The resurrection of Christ was such an event in the history of the cosmos that it changes and sanctifies all flesh. Now that Christ is risen, we can look at the emergence of spring and taste the fulfillment of life that is waiting for each of us. We can witness the arrival of the birds and feel in our own bodies that stirring of “I have found again that which I did not even realize I had lost,” which Mary might have felt when Jesus addressed her by name in the garden on that day of resurrection.
This means that my body, your body, each broken and beautiful creature on this earth, is touched and changed by Christ’s act of resurrection.
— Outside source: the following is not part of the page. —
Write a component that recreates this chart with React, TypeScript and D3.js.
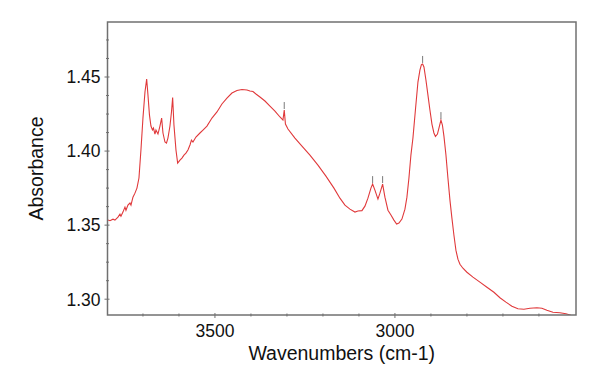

It means that we are – each one of us – in the process of being remade into God’s own glorious image.
Trillium, one of the first flowers to appear in the spring woods, is named for its trinitarian pattern of petals.
Easter Meditation
Author Cole Arthur Riley posts a series of embodied practices on her social media. I have found inspiration in her pattern of breath prayers for this meditation. I invite you to settle your body in the space where you are. Allow your feet to rest on the floor, feel your spine lengthen and reach toward the heavens. Relax your shoulders and the muscles of your face. Feel the muscles around your eyes soften. Then take a deep cleansing breath. As you breathe in deeply (pause) and breathe out deeply (pause), hold these phrases in your mind’s eye:
Breathe in: My body is sacred.
Breathe out: My body is loved.
Allow this pattern to settle your mind and body. Feel free to breathe normally and rest in this space of stillness. If you find your mind beginning to wander simply invite yourself back into stillness using these breath prayers.